Heterônimos de Pessoa
De todos os heterônimos de Pessoa, Bernardo Soares é o livro do desassossego do meu coração.
Dele, os sentimentos que mais doem, as emoções que mais pungem, são os absurdos – a ânsia de coisas impossíveis, precisamente porque são impossíveis, a saudade do que nunca houve e o desejo do que poderia ter sido.
Não é como Álvaro de Campos de quem se diz, sobretudo, o cansaço. Nem disto, nem daquilo, Cansaço assim mesmo, ele mesmo, Cansaço.
Em Bernardo Soares, que também poderia para meu encanto ser Chico Buarque, não tem descanso, nem nunca terá; não tem cansaço, nem nunca terá. Não tem limite.

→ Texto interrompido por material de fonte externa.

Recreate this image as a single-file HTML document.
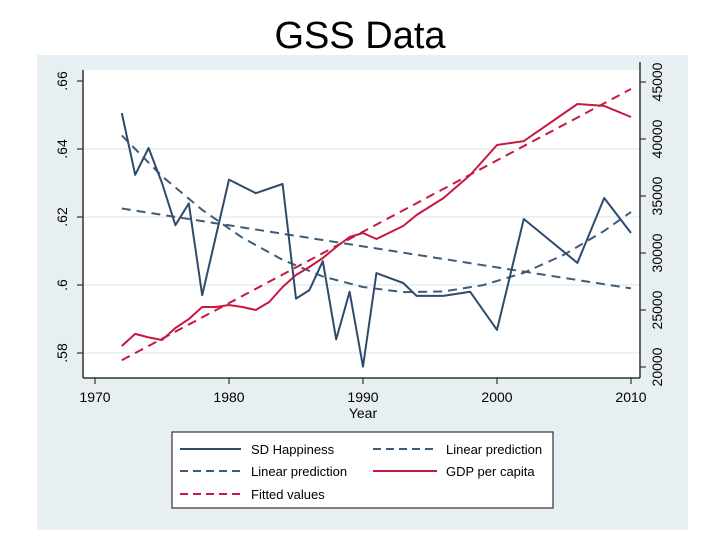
<!DOCTYPE html>
<html><head><meta charset="utf-8"><style>
body{margin:0;background:#fff;}
svg{display:block;font-family:"Liberation Sans",Arial,sans-serif;}
</style></head><body>
<svg id="chart" width="720" height="540" viewBox="0 0 720 540">
<text x="360" y="48" text-anchor="middle" font-size="38" fill="#000">GSS Data</text>
<rect x="37" y="55" width="651" height="475" fill="#e8eff3"/>
<rect x="83" y="70" width="557" height="308" fill="#fff"/>
<g id="grid"></g><g id="series"></g><g id="axes"></g>
<g>
<rect x="172" y="432" width="381" height="76" fill="#fff" stroke="#333" stroke-width="1.2"/>
<line x1="180" y1="449" x2="241" y2="449" stroke="#2f4b6b" stroke-width="2"/>
<text x="251" y="454" font-size="13">SD Happiness</text>
<line x1="373" y1="449" x2="437" y2="449" stroke="#3e5b78" stroke-width="2" stroke-dasharray="8,5"/>
<text x="446" y="454" font-size="13">Linear prediction</text>
<line x1="180" y1="471" x2="241" y2="471" stroke="#3e5b78" stroke-width="2" stroke-dasharray="8,5"/>
<text x="251" y="476" font-size="13">Linear prediction</text>
<line x1="373" y1="471" x2="437" y2="471" stroke="#c8183f" stroke-width="2"/>
<text x="446" y="476" font-size="13">GDP per capita</text>
<line x1="180" y1="494" x2="241" y2="494" stroke="#c8183f" stroke-width="2" stroke-dasharray="8,5"/>
<text x="251" y="499" font-size="13">Fitted values</text>
</g>
</svg>
<script>
const sdYears=[1972,1973,1974,1975,1976,1977,1978,1980,1982,1984,1985,1986,1987,1988,1989,1990,1991,1993,1994,1996,1998,2000,2002,2006,2008,2010];
const sdValues=[.6506,.6324,.6403,.630,.6176,.624,.597,.631,.627,.6297,.596,.5985,.607,.584,.598,.576,.6035,.6006,.5968,.5968,.598,.5868,.6194,.6065,.6256,.6153];
const gdpYears=[1972,1973,1974,1975,1976,1977,1978,1979,1980,1981,1982,1983,1984,1985,1986,1987,1988,1989,1990,1991,1993,1994,1996,1998,2000,2002,2006,2008,2010];
const gdpValues=[21840,22900,22600,22370,23420,24200,25260,25260,25440,25260,25000,25700,27020,28070,28770,29560,30530,31400,31750,31230,32370,33330,34820,36840,39470,39820,43070,42900,41930];
const linYears=[1972,2010];
const linValues=[.6225,.599];
const quadYears=[1972,1975,1978,1981,1984,1987,1990,1993,1996,1999,2002,2005,2008,2010];
const quadValues=[.644,.632,.6221,.6139,.6074,.6025,.5994,.5979,.5981,.6000,.6036,.6089,.6159,.6215];
const fitYears=[1972,2010];
const fitValues=[20600,44390];
const xTicks=[1970,1980,1990,2000,2010];
const yLeftTicks=[.58,.6,.62,.64,.66];
const yLeftLabels=[".58",".6",".62",".64",".66"];
const yRightTicks=[20000,25000,30000,35000,40000,45000];

const NS="http://www.w3.org/2000/svg";
const xS=v=>95+(v-1970)*13.4;
const yL=v=>353-(v-.58)/.02*68;
const yR=v=>367-(v-20000)/5000*57;
function mk(tag,attrs,parent){const e=document.createElementNS(NS,tag);for(const k in attrs)e.setAttribute(k,attrs[k]);parent.appendChild(e);return e;}
const grid=document.getElementById('grid'),ser=document.getElementById('series'),ax=document.getElementById('axes');
yLeftTicks.forEach(v=>{if(v<.66){const l=mk('line',{x1:83,x2:640,y1:yL(v),y2:yL(v),stroke:'#e6edf1','stroke-width':1.5},grid);

}});
function path(xs,ys,yf,stroke,dash,name){
 const d=xs.map((x,i)=>(i?'L':'M')+xS(x).toFixed(1)+','+yf(ys[i]).toFixed(1)).join(' ');
 const p=mk('path',{d:d,fill:'none',stroke:stroke,'stroke-width':2,'stroke-linejoin':'round'},ser);
 if(dash)p.setAttribute('stroke-dasharray',dash);
 
 
}
path(linYears,linValues,yL,'#3e5b78','9,6','linear-prediction-line');
path(quadYears,quadValues,yL,'#3e5b78','9,6','quadratic-prediction-line');
path(fitYears,fitValues,yR,'#c8183f','9,6','fitted-values-line');
path(gdpYears,gdpValues,yR,'#c8183f',null,'gdp-per-capita-line');
path(sdYears,sdValues,yL,'#2f4b6b',null,'sd-happiness-line');
let a=mk('line',{x1:83,x2:83,y1:70,y2:378,stroke:'#333','stroke-width':1.5},ax);


a=mk('line',{x1:640,x2:640,y1:62,y2:378,stroke:'#333','stroke-width':1.5},ax);


a=mk('line',{x1:83,x2:640,y1:378,y2:378,stroke:'#333','stroke-width':1.5},ax);


xTicks.forEach(v=>{mk('line',{x1:xS(v),x2:xS(v),y1:378,y2:384,stroke:'#333','stroke-width':1.2},ax);
 const t=mk('text',{x:xS(v),y:402,'text-anchor':'middle','font-size':14},ax);t.textContent=v;
 
 });
yLeftTicks.forEach((v,i)=>{const y=yL(v);mk('line',{x1:77,x2:83,y1:y,y2:y,stroke:'#333','stroke-width':1.2},ax);
 const t=mk('text',{x:0,y:0,'text-anchor':'middle','font-size':14,transform:`translate(67,${y}) rotate(-90)`},ax);t.textContent=yLeftLabels[i];
 
 });
yRightTicks.forEach(v=>{const y=yR(v);mk('line',{x1:640,x2:646,y1:y,y2:y,stroke:'#333','stroke-width':1.2},ax);
 const t=mk('text',{x:0,y:0,'text-anchor':'middle','font-size':14,transform:`translate(662,${y}) rotate(-90)`},ax);t.textContent=v;
 
 });
const xt=mk('text',{x:363,y:418,'text-anchor':'middle','font-size':14},ax);xt.textContent='Year';


</script>
</body></html>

Nem é como Alberto Caeiro, que não tem pressa. Pressa de quê? Não têm pressa o sol e a lua: estão certos. Nele não há certeza. Nenhuma certeza. Só correnteza é o que há.
Nem como Ricardo Reis, que me manda seguir o meu destino, regar as minhas plantas e amar as minhas rosas, que o resto é sombra de árvores alheias e ama o que vê porque deixará um dia de vê. Bernardo Soares me faz amar sem ver. Pr'além do que é meu. E acreditar sem tocar.
Saber não ter ilusões é absolutamente necessário para se poder ter sonhos, me ensina por dentro, por baixo da palavra. No ponto supremo da abstenção sonhadora os sentidos se mesclam, os sentimentos se extravasam, as ideais se entrepenetram. Assim como as cores e os sons sabem uns aos outros, as coisas mais concretas sabem as mais abstratas, e as abstratas as concretas. Quebram-se os laços que, ao mesmo tempo que ligavam tudo, separavam tudo, isolando cada elemento. Tudo se funde e confunde. No rastro. Nessa estrada de poesia.
Dos heterônimos de Pessoa, Bernardo Soares me dá ar e asas. Eu voo.